Lion Air Digugat Rp 189 Miliar di Pengadilan Tinggi Inggris

Para penggugat berharap memenangkan gugatan dan meraih kompensasi lebih dari £ 10 juta dari Lion Air.

oleh Maulandy Rizky Bayu Kencana diperbarui 24 Sep 2020, 12:56 WIB
Pesawat maskapai Lion Air terparkir di areal Bandara Soekarno Hatta, Tangerang, Kamis (16/5/2019). . (Liputan6.com/Faizal Fanani)

Liputan6.com, Jakarta Maskapai Lion Air digugat perusahaan penyewaan pesawat Goshawk Aviation Ltd di Pengadilan Tinggi, Inggris. Gugatan berkaitan dengan perjanjian sewa atau utang 7 pesawat jet Boeing.

Nilai gugatan mencapai lebih dari USD 12,8 juta (£ 10 juta) setara Rp 189,4 miliar.

Mengutip laman law360.com, Kamis (24/9/2020),PT Lion Mentari Tbk atau Lion Air menandatangani  perjanjian sewa 7 pesawat terpisah untuk Boeing 737, antara tahun 2015 dan 2020.

Lion Air kemudian setuju untuk memberikan uang muka sebesar £ 5,5 juta untuk perjanjian sewa tersebut.

Seiring waktu, Goshawks dan 8 afiliasinya mengatakan jika Lion Air memiliki utang sekitar £ 1,6 juta hingga £ 2,5 juta, bila mengacu perjanjian sewa yang disebut telah terjadi pelanggaran.

Para penggugat berharap memenangkan gugatan dan meraih kompensasi lebih dari £ 10 juta dari Lion Air.

Kasus antara Lion Air, dengan Goshawk Aviation Ltd serta penggugat lainnya tercatat dengan nomor kasus CL-2020-000461, di Pengadilan Tinggi Niaga Inggris.

Saksikan video di bawah ini:


Lion Air Khawatir Mati Suri Lagi Akibat PSBB Jakarta

Boeing 737 MAX-8 pertama di Indonesia yang dioperasikan oleh Lion Air.

Lion Air Group menyatakan industri penerbangan dan pariwisata menjadi salah satu sektor yang terdampak pandemi Covid-19. Untuk itu, pihak maskapai mengajak semua pihak untuk bahu membahu memulihkan sektor industri ini.

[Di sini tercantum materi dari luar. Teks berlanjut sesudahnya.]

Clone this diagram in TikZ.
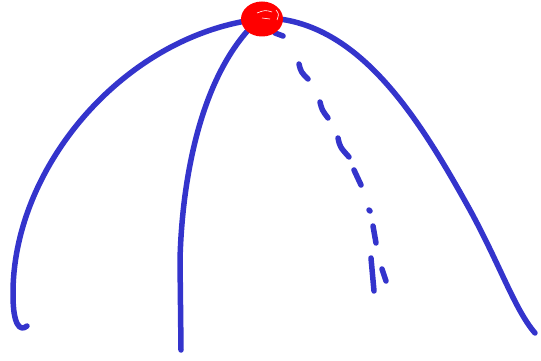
\documentclass[tikz,border=0pt]{standalone}
\begin{document}
\begin{tikzpicture}[x=1pt,y=-1pt,
  stroke/.style={draw=sketchblue,line width=5.5pt,line cap=round,line join=round}]
\definecolor{sketchblue}{RGB}{52,52,204}
\useasboundingbox (0,0) rectangle (541,361);
% left curve
\draw[stroke] (252,20) .. controls (120,40) and (12,170) .. (13,295) .. controls (13,325) and (20,332) .. (27,326);
% middle curve
\draw[stroke] (252,26) .. controls (200,80) and (182,180) .. (180,260) -- (181,350);
% right curve
\draw[stroke] (268,18) .. controls (360,22) and (420,120) .. (470,210) .. controls (500,265) and (515,310) .. (535,333);
% dashed curve
\draw[stroke] (275,33) -- (283,36);
\draw[stroke] (299,64) .. controls (301,72) .. (308,79);
\draw[stroke] (320,102) .. controls (322,110) .. (328,118);
\draw[stroke] (338,138) .. controls (340,147) .. (349,157);
\draw[stroke] (354,170) -- (361,185);
\draw[stroke] (369,210) -- (370,211);
\draw[stroke] (373,226) -- (376,243);
\draw[stroke] (371,258) -- (374,291);
\draw[stroke] (382,269) -- (386,281);
% red blob
\fill[red] (262,19) ellipse[x radius=21, y radius=17.5];
\draw[white,line width=0.6pt] (257,13) .. controls (265,10) .. (272,12);
\draw[white,line width=0.6pt] (262,18) -- (270,19);
\draw[white,line width=0.6pt] (276,10) .. controls (279,14) .. (277,20);
\end{tikzpicture}
\end{document}
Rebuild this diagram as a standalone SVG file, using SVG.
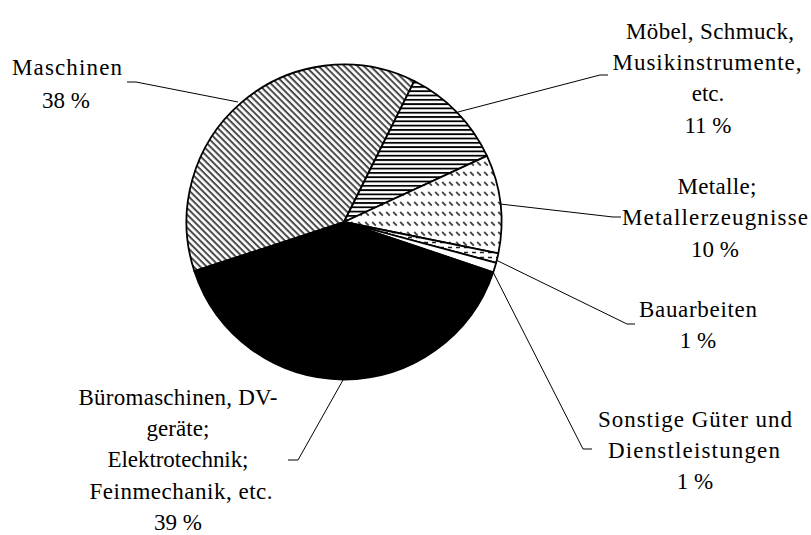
<svg xmlns="http://www.w3.org/2000/svg" width="811" height="535" viewBox="0 0 811 535">
<style>
text{font-family:"Liberation Serif","Times New Roman",Times,serif;font-size:23px;fill:#000;text-anchor:middle}
.slice{stroke:#000;stroke-width:1.8;stroke-linejoin:round}
.lead{fill:none;stroke:#000;stroke-width:1}
</style>
<defs>
<pattern id="pDiag" width="4.6" height="4.6" patternUnits="userSpaceOnUse" patternTransform="rotate(45)">
<rect width="4.6" height="4.6" fill="#fff"/>
<rect y="0" width="4.6" height="2" fill="#4a4a4a"/>
</pattern>
<pattern id="pHor" width="8" height="4.3" patternUnits="userSpaceOnUse">
<rect width="8" height="4.3" fill="#fff"/>
<rect y="0" width="8" height="1.8" fill="#000"/>
</pattern>
<pattern id="pDash" width="7" height="10" patternUnits="userSpaceOnUse">
<rect width="7" height="10" fill="#fff"/>
<path d="M1.2,2 L4.8,5.6" stroke="#444" stroke-width="1.8"/>
</pattern>
<pattern id="pBau" width="8" height="5" patternUnits="userSpaceOnUse">
<rect width="8" height="5" fill="#fff"/>
<path d="M0,2.5 L4,2.5" stroke="#222" stroke-width="1.5"/>
</pattern>
</defs>

<g id="connectors">
<polyline class="lead" points="238,102 136,82 127,82"/>
<polyline class="lead" points="458,112 600,75 608,75"/>
<polyline class="lead" points="500,204 613,217 621,217"/>
<polyline class="lead" points="496,260 627,324 635,324"/>
<polyline class="lead" points="492,270 583,449 592,449"/>
<polyline class="lead" points="343,380 298,460 288,460"/>
</g>

<g id="maschinen">
<path class="slice" fill="url(#pDiag)" d="M344,222 L194.38,271.19 A157.5,157.5 0 0 1 414.28,81.05 Z"/>
<text x="67" y="75" textLength="110" lengthAdjust="spacing">Maschinen</text>
<text x="66" y="108">38 %</text>
</g>

<g id="moebel">
<path class="slice" fill="url(#pHor)" d="M344,222 L414.28,81.05 A157.5,157.5 0 0 1 486.98,155.94 Z"/>
<text x="710" y="39" textLength="168" lengthAdjust="spacing">Möbel, Schmuck,</text>
<text x="707" y="70" textLength="189" lengthAdjust="spacing">Musikinstrumente,</text>
<text x="708" y="101">etc.</text>
<text x="708" y="133">11 %</text>
</g>

<g id="metalle">
<path class="slice" fill="url(#pDash)" d="M344,222 L486.98,155.94 A157.5,157.5 0 0 1 498.34,253.40 Z"/>
<text x="717" y="194" textLength="79" lengthAdjust="spacing">Metalle;</text>
<text x="715" y="225" textLength="186" lengthAdjust="spacing">Metallerzeugnisse</text>
<text x="715" y="257">10 %</text>
</g>

<g id="bauarbeiten">
<path class="slice" fill="url(#pBau)" d="M344,222 L498.34,253.40 A157.5,157.5 0 0 1 496.13,262.76 Z"/>
<text x="698" y="317" textLength="118" lengthAdjust="spacing">Bauarbeiten</text>
<text x="698" y="348">1 %</text>
</g>

<g id="sonstige">
<path class="slice" fill="#fff" d="M344,222 L496.13,262.76 A157.5,157.5 0 0 1 493.27,272.24 Z"/>
<text x="695" y="427" textLength="194" lengthAdjust="spacing">Sonstige Güter und</text>
<text x="694" y="458" textLength="172" lengthAdjust="spacing">Dienstleistungen</text>
<text x="695" y="489">1 %</text>
</g>

<g id="bueromaschinen">
<path class="slice" fill="#000" d="M344,222 L493.27,272.24 A157.5,157.5 0 0 1 194.38,271.19 Z"/>
<text x="178" y="405" textLength="199" lengthAdjust="spacing">Büromaschinen, DV-</text>
<text x="178" y="436" textLength="63" lengthAdjust="spacing">geräte;</text>
<text x="178" y="467" textLength="141" lengthAdjust="spacing">Elektrotechnik;</text>
<text x="181" y="499" textLength="183" lengthAdjust="spacing">Feinmechanik, etc.</text>
<text x="178" y="530">39 %</text>
</g>
</svg>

Presiden Direktur Lion Air Group Edward Sirait mengatakan, ia tak mau industri penerbangan kembali mati suri lagi akibat wabah virus corona. Terlebih saat ini beberapa wilayah seperti DKI Jakarta akan kembali menerapkan sistem Pembatasan Sosial Berskala Besar (PSBB).

"Kami berharap semua pemangku kepentingan ikut menjaga, kita jaga termasuk dunia penerbangan nasional. Saya takut hubungan antar wilayah terganggu jika penerbangan kembali diputus akibat pandemi Covid-19," ujar dia dalam keterangan tertulis, Jumat (11/9/2020).

Edward menjelaskan, perjalanan bisnis masih mendominasi penumpang yang terbang dengan pesawat perusahaan selama masa pandemi, dibandingkan dengan perjalanan wisata dan kunjungan keluarga.

Pergerakan masyarakat untuk perjalanan bisnis mencapai 60 persen, kunjungan wisata 20 persen, dan 20 persen merupakan perjalanan untuk kunjugan keluarga.

Perjalanan bisnis disebutnya masih mendominasi lantaran memang ada pekerjaan-pekerjaan yang tidak bisa dihindari. Menurutnya, moda transportasi pesawat lebih aman dibandingkan dengan moda transportasi.

Hal ini lantaran di dalam pesawat terdapat teknologi yang memungkinkan adanya sirkulasi udara. Tidak hanya itu, untuk menggunakan pesawat, penumpang juga harus menjalani dan memenuhi sejumlah protokol kesehatan seperti wajib menggunakan masker dan menjalani rapid test.

"Untuk Lion Air sendiri, load factor atau tingkat keterisian penumpang pesawat rata-rata masih berada di bawah 70 persen dari total semua penerbangan yang dilakukan perusahaan," kata Edward.